In a significant development, the Supreme Court Tuesday referred the controversy over minority status for Aligarh Muslim University to a 7-judge bench, which will also lay down parameters for granting the tag to an educational institution.
A three-judge bench headed by Chief Justice Ranjan Gogoi agreed with the submission of the AMU that the correctness of the 2006 judgement of the Allahabad High Court, by which the minority tag to the university was taken away, needs to be examined in detail.
Senior advocate Rajeev Dhavan, appearing for AMU, submitted that the issue involved in the matter was important as the apex court in its 7-judge bench judgement in the TMA Pai case in 2002 did not deal with the aspect as to what should be the requirement for establishing a minority institution.

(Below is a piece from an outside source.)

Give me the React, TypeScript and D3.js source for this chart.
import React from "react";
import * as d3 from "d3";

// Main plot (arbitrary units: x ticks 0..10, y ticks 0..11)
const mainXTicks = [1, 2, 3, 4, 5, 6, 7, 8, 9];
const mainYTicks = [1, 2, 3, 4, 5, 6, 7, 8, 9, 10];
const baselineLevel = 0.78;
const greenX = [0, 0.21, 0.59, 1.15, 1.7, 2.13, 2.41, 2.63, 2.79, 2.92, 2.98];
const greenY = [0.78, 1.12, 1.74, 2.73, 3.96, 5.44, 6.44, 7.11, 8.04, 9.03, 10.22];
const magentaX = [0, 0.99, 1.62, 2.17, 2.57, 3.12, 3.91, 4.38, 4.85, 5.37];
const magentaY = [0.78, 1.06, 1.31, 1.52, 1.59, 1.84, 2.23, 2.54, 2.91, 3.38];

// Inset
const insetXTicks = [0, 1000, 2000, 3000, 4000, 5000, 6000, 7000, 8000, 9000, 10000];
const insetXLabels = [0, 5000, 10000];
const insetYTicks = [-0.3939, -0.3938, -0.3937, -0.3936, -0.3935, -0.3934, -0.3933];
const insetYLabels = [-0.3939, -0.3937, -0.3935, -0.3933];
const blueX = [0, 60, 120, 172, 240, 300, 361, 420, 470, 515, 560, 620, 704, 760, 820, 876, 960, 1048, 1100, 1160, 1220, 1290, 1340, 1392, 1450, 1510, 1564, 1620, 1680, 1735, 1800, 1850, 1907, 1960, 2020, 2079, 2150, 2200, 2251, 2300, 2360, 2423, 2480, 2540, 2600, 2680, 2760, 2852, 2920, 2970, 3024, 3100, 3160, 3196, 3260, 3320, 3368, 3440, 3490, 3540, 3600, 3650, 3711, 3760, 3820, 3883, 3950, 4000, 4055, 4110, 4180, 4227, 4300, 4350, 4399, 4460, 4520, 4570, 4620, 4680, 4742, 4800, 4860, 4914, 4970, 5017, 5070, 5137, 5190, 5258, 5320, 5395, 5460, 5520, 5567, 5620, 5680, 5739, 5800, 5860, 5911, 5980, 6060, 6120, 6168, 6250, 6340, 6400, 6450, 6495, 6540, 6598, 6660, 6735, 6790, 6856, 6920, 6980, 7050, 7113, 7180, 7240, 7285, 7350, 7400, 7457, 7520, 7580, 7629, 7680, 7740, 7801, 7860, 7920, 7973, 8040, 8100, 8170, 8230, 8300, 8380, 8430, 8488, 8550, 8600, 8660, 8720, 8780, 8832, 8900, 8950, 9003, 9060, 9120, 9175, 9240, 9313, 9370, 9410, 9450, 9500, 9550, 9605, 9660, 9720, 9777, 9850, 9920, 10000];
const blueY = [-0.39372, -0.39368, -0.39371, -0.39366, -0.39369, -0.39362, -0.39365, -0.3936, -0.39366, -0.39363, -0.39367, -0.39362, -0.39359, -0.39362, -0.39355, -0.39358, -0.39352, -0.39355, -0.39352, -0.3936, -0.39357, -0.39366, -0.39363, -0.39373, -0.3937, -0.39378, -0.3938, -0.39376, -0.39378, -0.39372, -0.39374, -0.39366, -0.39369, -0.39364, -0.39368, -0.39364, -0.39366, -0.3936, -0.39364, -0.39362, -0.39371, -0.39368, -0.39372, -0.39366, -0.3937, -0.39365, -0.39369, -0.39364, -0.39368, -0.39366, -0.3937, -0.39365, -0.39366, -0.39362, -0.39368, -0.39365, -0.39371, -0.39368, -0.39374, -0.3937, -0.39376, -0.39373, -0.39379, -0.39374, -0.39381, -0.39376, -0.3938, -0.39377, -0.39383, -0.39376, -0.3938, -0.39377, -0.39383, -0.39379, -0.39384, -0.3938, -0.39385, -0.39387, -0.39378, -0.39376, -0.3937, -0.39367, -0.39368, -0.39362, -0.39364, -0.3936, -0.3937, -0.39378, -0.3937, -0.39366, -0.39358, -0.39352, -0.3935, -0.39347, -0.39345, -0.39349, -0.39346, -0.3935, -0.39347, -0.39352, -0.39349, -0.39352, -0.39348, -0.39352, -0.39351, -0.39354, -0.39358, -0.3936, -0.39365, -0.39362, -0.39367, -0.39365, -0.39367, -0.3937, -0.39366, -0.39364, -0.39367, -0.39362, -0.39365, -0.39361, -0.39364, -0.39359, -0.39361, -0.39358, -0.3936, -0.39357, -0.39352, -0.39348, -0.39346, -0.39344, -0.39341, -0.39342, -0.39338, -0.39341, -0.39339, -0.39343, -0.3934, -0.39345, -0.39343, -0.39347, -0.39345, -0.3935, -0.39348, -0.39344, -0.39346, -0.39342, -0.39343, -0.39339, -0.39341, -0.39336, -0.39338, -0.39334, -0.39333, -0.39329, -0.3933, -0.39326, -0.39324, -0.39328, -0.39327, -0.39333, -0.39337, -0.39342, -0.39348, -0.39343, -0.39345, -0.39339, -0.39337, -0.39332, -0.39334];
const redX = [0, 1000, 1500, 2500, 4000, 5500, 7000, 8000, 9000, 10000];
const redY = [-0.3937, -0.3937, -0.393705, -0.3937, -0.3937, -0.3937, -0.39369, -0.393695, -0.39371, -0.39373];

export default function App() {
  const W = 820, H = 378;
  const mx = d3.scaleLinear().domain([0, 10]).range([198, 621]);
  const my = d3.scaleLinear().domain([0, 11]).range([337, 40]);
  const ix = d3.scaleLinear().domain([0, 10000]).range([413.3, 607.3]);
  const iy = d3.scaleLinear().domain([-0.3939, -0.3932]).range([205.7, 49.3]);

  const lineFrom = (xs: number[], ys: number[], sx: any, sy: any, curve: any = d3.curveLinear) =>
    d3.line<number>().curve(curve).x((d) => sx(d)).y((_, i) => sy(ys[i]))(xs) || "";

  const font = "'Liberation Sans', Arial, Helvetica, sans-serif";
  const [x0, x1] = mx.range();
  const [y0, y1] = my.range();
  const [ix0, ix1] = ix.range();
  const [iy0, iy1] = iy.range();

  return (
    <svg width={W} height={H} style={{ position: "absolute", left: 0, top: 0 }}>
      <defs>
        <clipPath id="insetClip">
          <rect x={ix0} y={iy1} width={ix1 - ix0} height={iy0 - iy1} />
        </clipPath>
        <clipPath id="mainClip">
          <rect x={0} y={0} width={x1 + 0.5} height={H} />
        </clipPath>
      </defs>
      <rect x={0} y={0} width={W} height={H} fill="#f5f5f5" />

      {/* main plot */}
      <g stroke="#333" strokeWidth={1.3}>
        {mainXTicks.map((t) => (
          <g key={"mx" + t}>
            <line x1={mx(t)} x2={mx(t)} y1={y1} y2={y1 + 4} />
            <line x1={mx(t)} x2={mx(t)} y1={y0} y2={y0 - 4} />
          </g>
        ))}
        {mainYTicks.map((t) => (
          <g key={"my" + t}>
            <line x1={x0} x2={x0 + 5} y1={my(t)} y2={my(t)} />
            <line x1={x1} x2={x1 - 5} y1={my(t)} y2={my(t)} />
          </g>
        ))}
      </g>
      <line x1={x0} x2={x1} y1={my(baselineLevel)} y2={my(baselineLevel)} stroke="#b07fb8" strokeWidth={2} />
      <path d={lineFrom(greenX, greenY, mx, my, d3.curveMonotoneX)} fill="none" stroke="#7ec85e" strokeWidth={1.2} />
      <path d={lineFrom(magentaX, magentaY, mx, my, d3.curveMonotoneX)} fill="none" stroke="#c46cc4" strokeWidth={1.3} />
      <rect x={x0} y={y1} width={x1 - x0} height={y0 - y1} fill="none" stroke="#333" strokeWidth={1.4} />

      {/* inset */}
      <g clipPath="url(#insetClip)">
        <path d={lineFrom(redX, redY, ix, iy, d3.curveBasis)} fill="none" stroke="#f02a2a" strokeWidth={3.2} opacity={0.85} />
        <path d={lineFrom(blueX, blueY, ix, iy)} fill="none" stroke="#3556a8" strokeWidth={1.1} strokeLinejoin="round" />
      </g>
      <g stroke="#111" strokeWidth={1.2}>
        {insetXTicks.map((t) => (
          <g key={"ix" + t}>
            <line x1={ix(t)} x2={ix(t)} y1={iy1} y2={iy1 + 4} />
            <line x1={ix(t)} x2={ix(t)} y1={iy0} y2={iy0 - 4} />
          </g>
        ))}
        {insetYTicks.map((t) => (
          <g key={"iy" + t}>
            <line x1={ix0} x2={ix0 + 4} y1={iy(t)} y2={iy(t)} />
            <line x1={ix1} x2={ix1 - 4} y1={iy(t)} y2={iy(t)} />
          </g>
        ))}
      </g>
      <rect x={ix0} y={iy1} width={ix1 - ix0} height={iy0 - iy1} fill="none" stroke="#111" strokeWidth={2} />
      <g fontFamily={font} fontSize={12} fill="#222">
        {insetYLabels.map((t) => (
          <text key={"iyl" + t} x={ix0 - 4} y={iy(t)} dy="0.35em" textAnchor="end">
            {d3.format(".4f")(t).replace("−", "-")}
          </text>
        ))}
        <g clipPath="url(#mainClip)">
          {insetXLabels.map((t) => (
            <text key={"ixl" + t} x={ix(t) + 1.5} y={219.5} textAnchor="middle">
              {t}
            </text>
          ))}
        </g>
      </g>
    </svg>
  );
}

Since that question was not answered in the TMA Pai case which dealt with various issues concerning the minority institution, there was a need to examine it, he said.
Taking note of the submission, the bench, also comprising Justices L Nageswara Rao and Sanjiv Khanna, said the issue needs to be decided and referred the matter to the seven-judge bench.
Besides AMU, the then UPA government also filed an appeal against the 2006 verdict of the Allahabad High Court holding that the varsity was not a minority institution.
The BJP government at the Centre had in 2016 told the apex court that it will withdraw the appeal filed by the erstwhile UPA government as "the previous stand (of the UPA government) was wrong".
It said a five-judge Constitution bench in 1968 in the Aziz Basha case had held that AMU was a "central university" and not a minority institution. It maintained that AMU was not a minority institution as it was set up the government and not by Muslims.
After the 1968 verdict, the AMU (Amendment) Act, 1972 and thereafter 1981 came into force.
The Allahabad High Court had in January 2006 struck down the provision of the 1981 amendment Act by which the university was accorded the minority status.
Dhavan on Tuesday submitted that that there was contradiction in the Aziz Basha judgement by the five-judge bench as it said that minority institution can be established but if it is established by an statute it cannot be given a tag of minority institution.
Further, he said the issue needs to be examined in the backdrop of the fact that the National Commission for Minority Educational Institutions has been established by the government to protect and safeguard the educational institutions which are established by the religious minorities.
The NDA dispensation has contended that to circumvent the effect of the 1968 judgement, an amendment was brought in 1981 in the central act to accord minority status to the university which was held as unconstitutional by the High Court.
In an affidavit, it has said the apex court cannot override the Aziz Basha judgement.
The division bench of the High Court on January 5, 2006 had upheld the order of its single judge passed in 2005 which had termed as "unconstitutional" the granting of minority status to AMU and 50 per cent reservation to Muslims in 2004.
In 2016, the Centre had said "It is the stand of the Union of India that AMU is not a minority university. As the executive government at the Centre, we can't be seen as setting up a minority institution in a secular state."
The Centre has maintained that the law laid down in Aziz Basha case by a five-judge bench of the SC on October 20, 1968 still holds ground.
AMU Act was enacted in 1920 dissolving and incorporating Mohammedan Anglo-Oriental (MAO) College. AMU (Amendment) Act in 1951 was passed by Parliament to do away with compulsory instruction in Muslim theology. The amendment opened membership of the Court of AMU to non-Muslims.
Changes were introduced by the 1966 amendment to AMU Act, which was challenged before the Supreme Court by S Aziz Basha. The SC dismissed the petition in 1967 holding that AMU was not a minority institution because it had been established by an Act of Parliament and had not been set up by Muslims.
Another amendment to AMU Act in 1972 made the academic and executive councils more democratic and drastically reduced the nominees of the visitor.